The learned Chambers Judge erred in law and was clearly wrong in deciding that there was some evidence to establish a possible partnership between Winchester Investments Ltd. (the “Appellant”) and Polygon Town Centre Development Ltd. and Polygon Construction Ltd. sufficient to add the Appellant as a Defendant to the proceedings.

[5]            Before discussing that issue, I will deal with a second issue raised during oral submissions by counsel for the appellant that she urged should be considered on the basis of its general importance.  The question is whether an application to add a party under Rule 15(5)(a)(iii) may be granted on the basis of pleaded allegations alone, or whether the applicant has the burden of establishing by affidavit evidence that a real issue exists between it and the proposed new party.  Counsel for the appellant submits that there are conflicting decisions on the point in the Supreme Court.  She wishes to argue that the cases holding that no affidavit evidence is required have been decided incorrectly.

[6]            However, as counsel for the respondent points out, the Chambers judge did not grant the application in this case on the basis of the allegations in the proposed amended pleading; rather, she relied on filed affidavits to reach her decision.  She said:

[14]  There is evidence before me through affidavits as to the existence, or not, of an issue between the parties.  As a result, I do not find it necessary to delve into the legal debate as to whether evidence is required on an application under Rule 15(5)(a)(iii).  I am satisfied that the plaintiff has put forth some evidence to take this matter beyond a bare assertion contained in the pleadings, as alleged by Winchester.

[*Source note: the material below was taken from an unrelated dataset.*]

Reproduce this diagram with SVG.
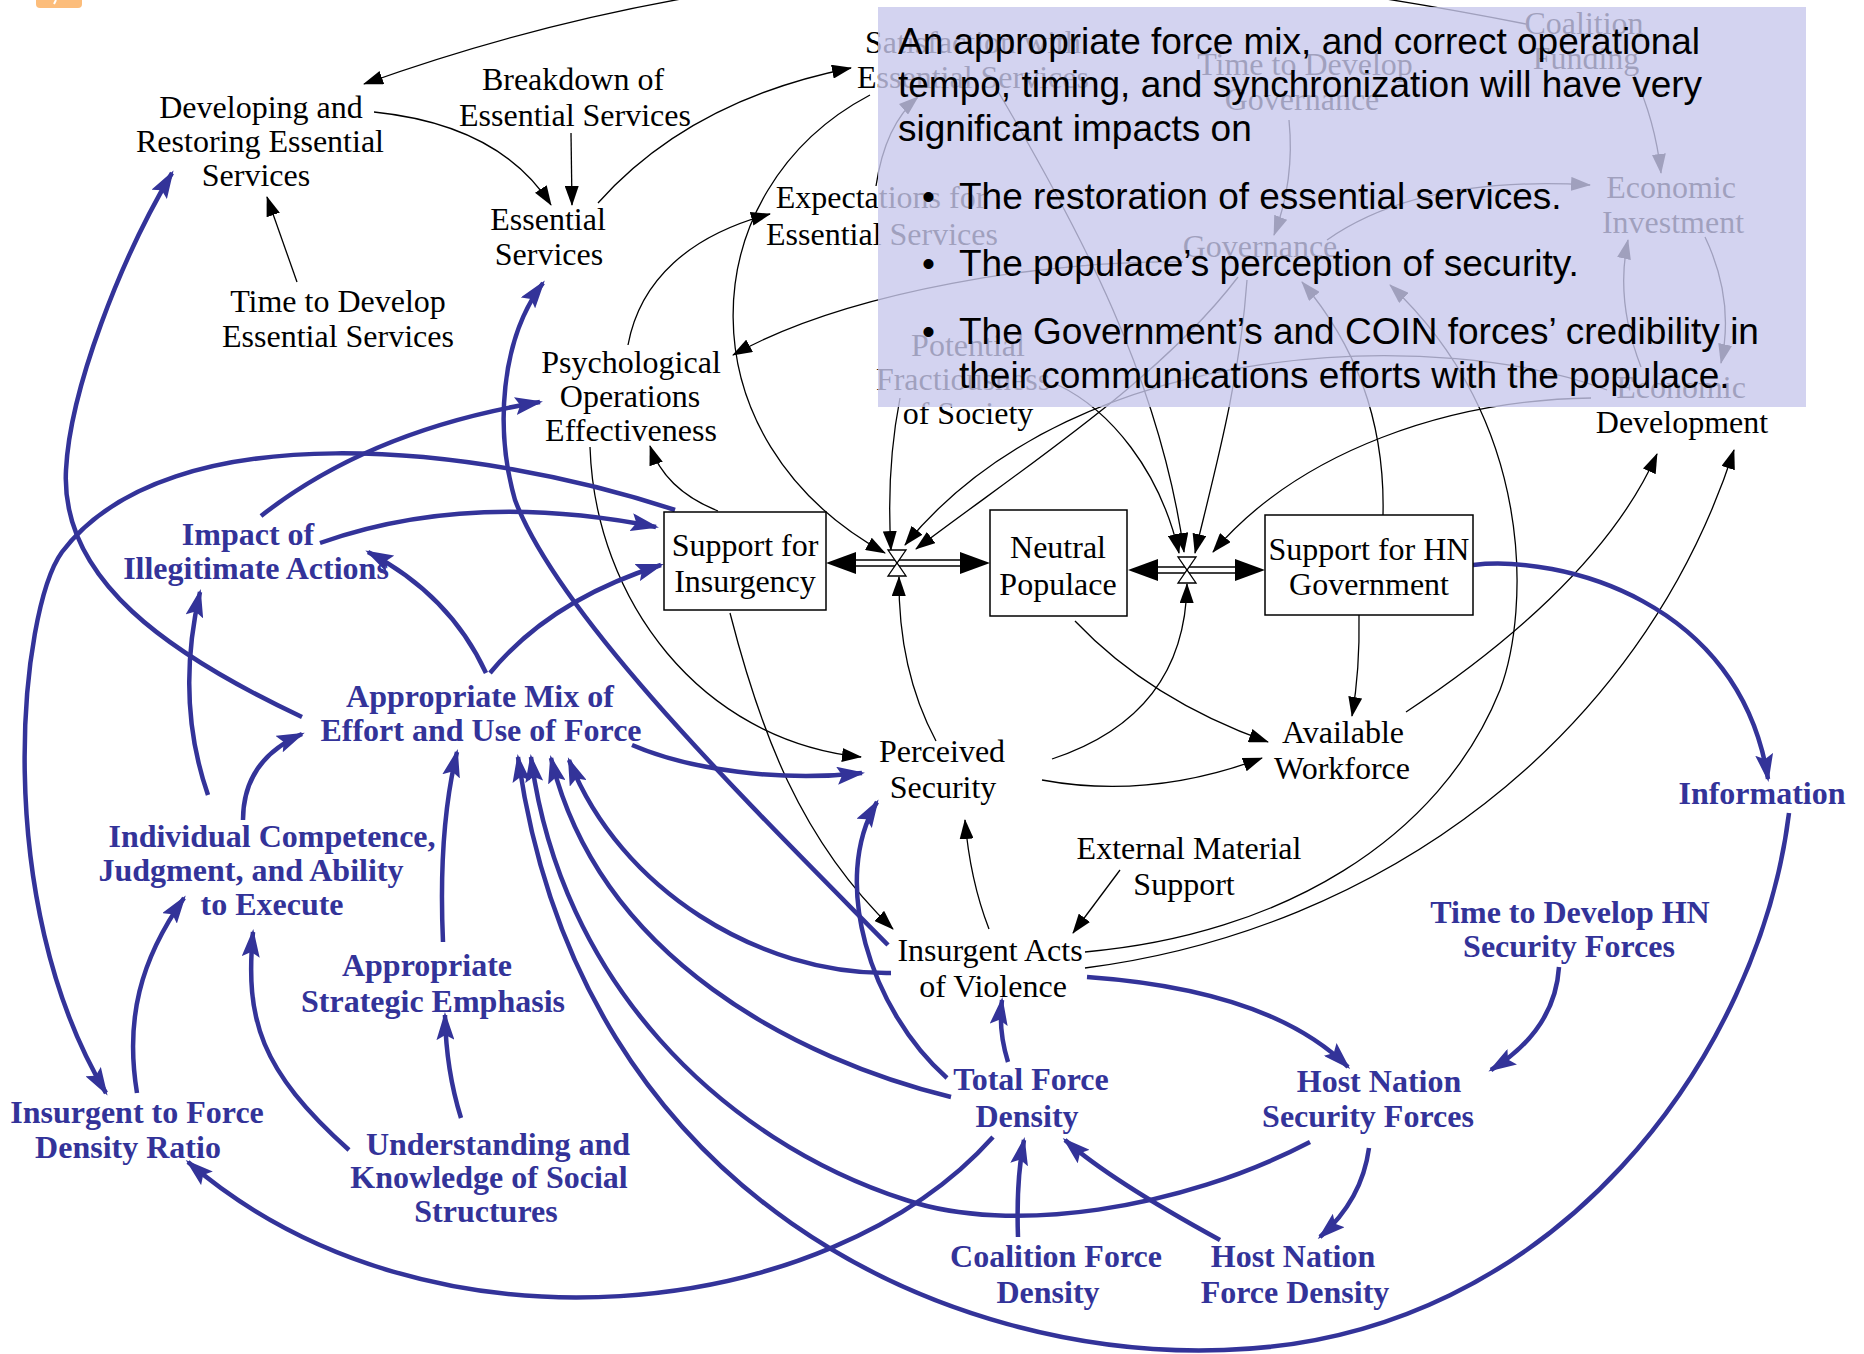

[7]            Thus, the issue identified by the appellant does not arise in this case and, for that reason, I refuse leave to appeal on this issue.  However, as counsel for the appellant stressed the general importance of the question, I add, as a matter of interest, that leave to appeal has been granted on this issue in The Owners, Strata Plan LMS 1816 v. Acastina Investments Ltd. and Marjon Investments Ltd. (16 July 2004), Vancouver Registry, CA032029 (C.A.), a case in which the chambers judge added a party on the basis of pleaded allegations alone and rejected the submission that affidavit evidence was necessary.  The appeal is set for hearing next month.

[8]            I turn now to the issue as framed in the appellant’s memorandum of argument.

[9]            The action may be described as a “leaky condo” case.  The owners of a building known as "The Madison" claim damages for breach of contract and negligence; they allege that construction deficiencies resulted in water damage to The Madison.  The action, as it was initially constituted, included as defendants Polygon Town Centre Development Limited (previously known as Polygon Development VII Limited) and Polygon Construction Ltd.  The plaintiff claimed against the Polygon companies as "the developer and general contractor for The Madison".